The listing below must be repeated word for word, with its images excluded.

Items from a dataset

________________

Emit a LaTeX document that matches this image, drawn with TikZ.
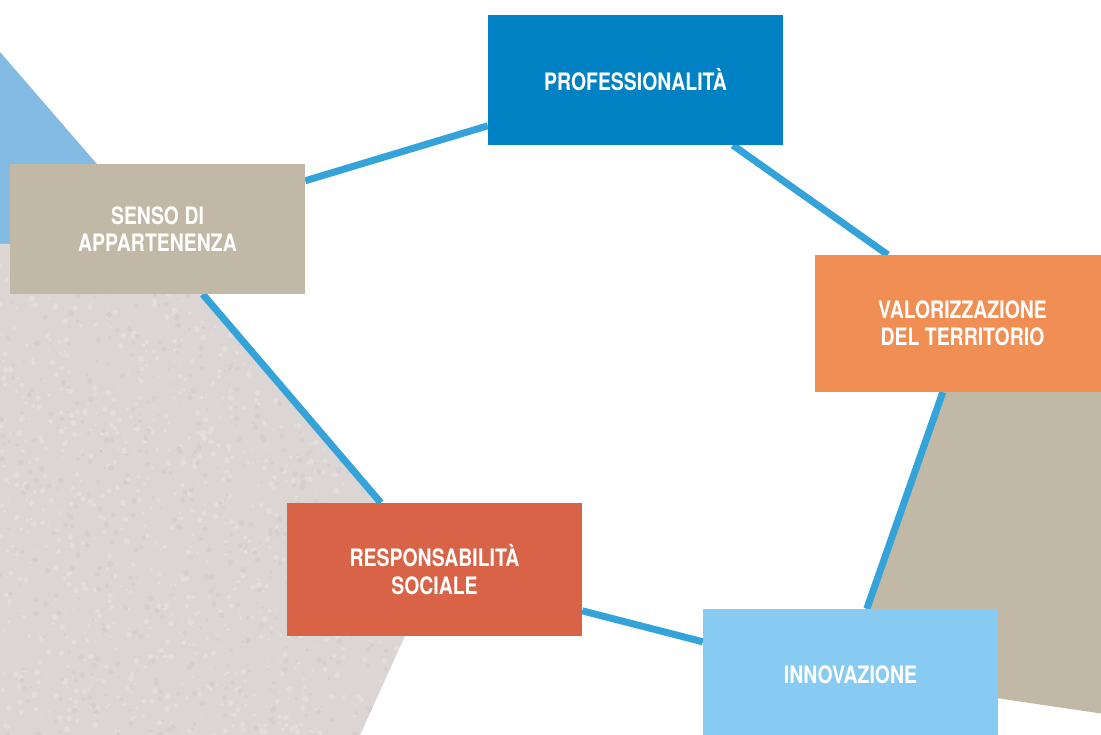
\documentclass[tikz,border=0pt]{standalone}
\usepackage{fontspec}
\newfontfamily\boxfont{TeX Gyre Heros}[FakeStretch=0.81]
\usetikzlibrary{calc}
\pgfdeclarelayer{bg}
\pgfdeclarelayer{links}
\pgfsetlayers{bg,links,main}
\definecolor{profblue}{RGB}{0,129,196}
\definecolor{sensobeige}{RGB}{194,184,166}
\definecolor{valororange}{RGB}{241,142,84}
\definecolor{respred}{RGB}{216,99,71}
\definecolor{innovblue}{RGB}{136,203,242}
\definecolor{linkblue}{RGB}{52,163,217}
\definecolor{triblue}{RGB}{131,187,227}
\definecolor{texgray}{RGB}{219,214,212}
\definecolor{texlight}{RGB}{226,222,220}
\definecolor{texdark}{RGB}{212,207,205}
\definecolor{areabeige}{RGB}{194,184,166}
\begin{document}
\begin{tikzpicture}[x=1pt,y=-1pt,
  box/.style={rectangle, minimum width=295pt, minimum height=130pt, inner sep=0pt,
    align=center, text=white, font=\boxfont\bfseries\fontsize{24}{27.5}\selectfont},
  link/.style={draw=linkblue, line width=7pt}]
\useasboundingbox (0,0) rectangle (1101,735);

% background shapes
\begin{pgfonlayer}{bg}
  \clip (0,0) rectangle (1101,735);
  \fill[white] (0,0) rectangle (1101,735);
  \fill[triblue] (0,52) -- (167,245) -- (0,245) -- cycle;
  \begin{scope}
    \clip (0,244) -- (160,244) -- (435,570) -- (360,735) -- (0,735) -- cycle;
    \fill[texgray] (0,240) rectangle (440,735);
    \pgfmathsetseed{7}
    \foreach \k in {1,...,1200} {
      \pgfmathsetmacro{\px}{rnd*440}
      \pgfmathsetmacro{\py}{240+rnd*495}
      \pgfmathsetmacro{\pr}{1+rnd*2}
      \fill[texlight] (\px,\py) circle[radius=\pr];
    }
    \foreach \k in {1,...,700} {
      \pgfmathsetmacro{\px}{rnd*440}
      \pgfmathsetmacro{\py}{240+rnd*495}
      \pgfmathsetmacro{\pr}{1+rnd*2}
      \fill[texdark] (\px,\py) circle[radius=\pr];
    }
  \end{scope}
  \fill[areabeige] (947,380) -- (1111,380) -- (1111,715) -- (844,675.5) -- cycle;
\end{pgfonlayer}

% boxes
\node[box, fill=profblue, minimum height=130pt] (prof) at (635.5,80) {PROFESSIONALITÀ};
\node[box, fill=sensobeige, minimum height=130pt] (senso) at (157.5,229) {SENSO DI\\APPARTENENZA};
\node[box, fill=valororange, minimum height=137pt] (valor) at (962.5,323.5) {VALORIZZAZIONE\\DEL TERRITORIO};
\node[box, fill=respred, minimum height=133pt] (resp) at (434.5,569.5) {RESPONSABILITÀ\\SOCIALE};
\node[box, fill=innovblue, minimum height=132pt] (innov) at (850.5,675) {INNOVAZIONE};

% connectors
\begin{pgfonlayer}{links}
  \draw[link] ($(senso.north east)+(0,17)$) -- ($(prof.north west)+(0,111)$);
  \draw[link] ($(prof.south west)+(245,0)$) -- ($(valor.north west)+(73,0)$);
  \draw[link] ($(valor.south west)+(128,0)$) -- ($(innov.north west)+(164,0)$);
  \draw[link] ($(innov.north west)+(0,33)$) -- ($(resp.north east)+(0,108)$);
  \draw[link] ($(resp.north west)+(94,0)$) -- ($(senso.south west)+(193,0)$);
\end{pgfonlayer}
\end{tikzpicture}
\end{document}
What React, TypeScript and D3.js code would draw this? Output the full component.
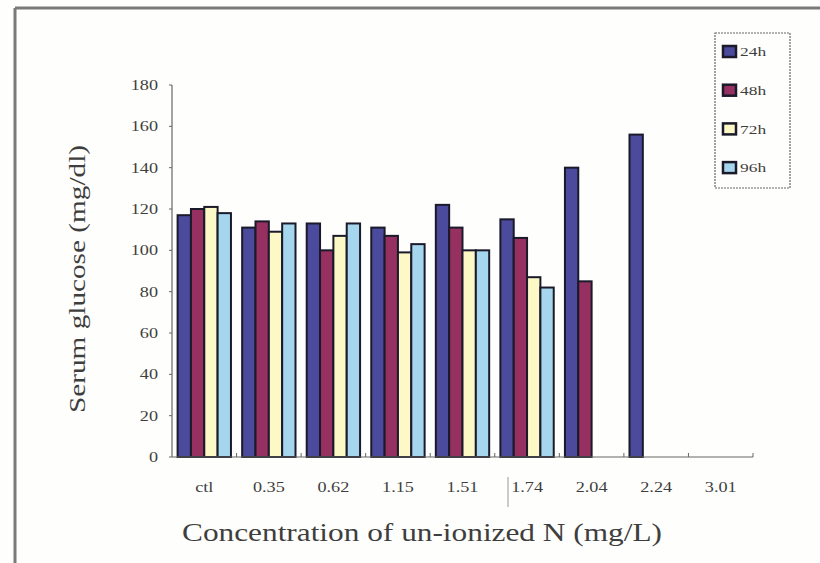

________________

# Correct answer
Emit a LaTeX document that matches this image, drawn with TikZ.
\documentclass[tikz,border=0pt]{standalone}
\usepackage{fontspec}
\newfontfamily\boxfont{TeX Gyre Heros}[FakeStretch=0.81]
\usetikzlibrary{calc}
\pgfdeclarelayer{bg}
\pgfdeclarelayer{links}
\pgfsetlayers{bg,links,main}
\definecolor{profblue}{RGB}{0,129,196}
\definecolor{sensobeige}{RGB}{194,184,166}
\definecolor{valororange}{RGB}{241,142,84}
\definecolor{respred}{RGB}{216,99,71}
\definecolor{innovblue}{RGB}{136,203,242}
\definecolor{linkblue}{RGB}{52,163,217}
\definecolor{triblue}{RGB}{131,187,227}
\definecolor{texgray}{RGB}{219,214,212}
\definecolor{texlight}{RGB}{226,222,220}
\definecolor{texdark}{RGB}{212,207,205}
\definecolor{areabeige}{RGB}{194,184,166}
\begin{document}
\begin{tikzpicture}[x=1pt,y=-1pt,
  box/.style={rectangle, minimum width=295pt, minimum height=130pt, inner sep=0pt,
    align=center, text=white, font=\boxfont\bfseries\fontsize{24}{27.5}\selectfont},
  link/.style={draw=linkblue, line width=7pt}]
\useasboundingbox (0,0) rectangle (1101,735);

% background shapes
\begin{pgfonlayer}{bg}
  \clip (0,0) rectangle (1101,735);
  \fill[white] (0,0) rectangle (1101,735);
  \fill[triblue] (0,52) -- (167,245) -- (0,245) -- cycle;
  \begin{scope}
    \clip (0,244) -- (160,244) -- (435,570) -- (360,735) -- (0,735) -- cycle;
    \fill[texgray] (0,240) rectangle (440,735);
    \pgfmathsetseed{7}
    \foreach \k in {1,...,1200} {
      \pgfmathsetmacro{\px}{rnd*440}
      \pgfmathsetmacro{\py}{240+rnd*495}
      \pgfmathsetmacro{\pr}{1+rnd*2}
      \fill[texlight] (\px,\py) circle[radius=\pr];
    }
    \foreach \k in {1,...,700} {
      \pgfmathsetmacro{\px}{rnd*440}
      \pgfmathsetmacro{\py}{240+rnd*495}
      \pgfmathsetmacro{\pr}{1+rnd*2}
      \fill[texdark] (\px,\py) circle[radius=\pr];
    }
  \end{scope}
  \fill[areabeige] (947,380) -- (1111,380) -- (1111,715) -- (844,675.5) -- cycle;
\end{pgfonlayer}

% boxes
\node[box, fill=profblue, minimum height=130pt] (prof) at (635.5,80) {PROFESSIONALITÀ};
\node[box, fill=sensobeige, minimum height=130pt] (senso) at (157.5,229) {SENSO DI\\APPARTENENZA};
\node[box, fill=valororange, minimum height=137pt] (valor) at (962.5,323.5) {VALORIZZAZIONE\\DEL TERRITORIO};
\node[box, fill=respred, minimum height=133pt] (resp) at (434.5,569.5) {RESPONSABILITÀ\\SOCIALE};
\node[box, fill=innovblue, minimum height=132pt] (innov) at (850.5,675) {INNOVAZIONE};

% connectors
\begin{pgfonlayer}{links}
  \draw[link] ($(senso.north east)+(0,17)$) -- ($(prof.north west)+(0,111)$);
  \draw[link] ($(prof.south west)+(245,0)$) -- ($(valor.north west)+(73,0)$);
  \draw[link] ($(valor.south west)+(128,0)$) -- ($(innov.north west)+(164,0)$);
  \draw[link] ($(innov.north west)+(0,33)$) -- ($(resp.north east)+(0,108)$);
  \draw[link] ($(resp.north west)+(94,0)$) -- ($(senso.south west)+(193,0)$);
\end{pgfonlayer}
\end{tikzpicture}
\end{document}
What React, TypeScript and D3.js code would draw this? Output the full component.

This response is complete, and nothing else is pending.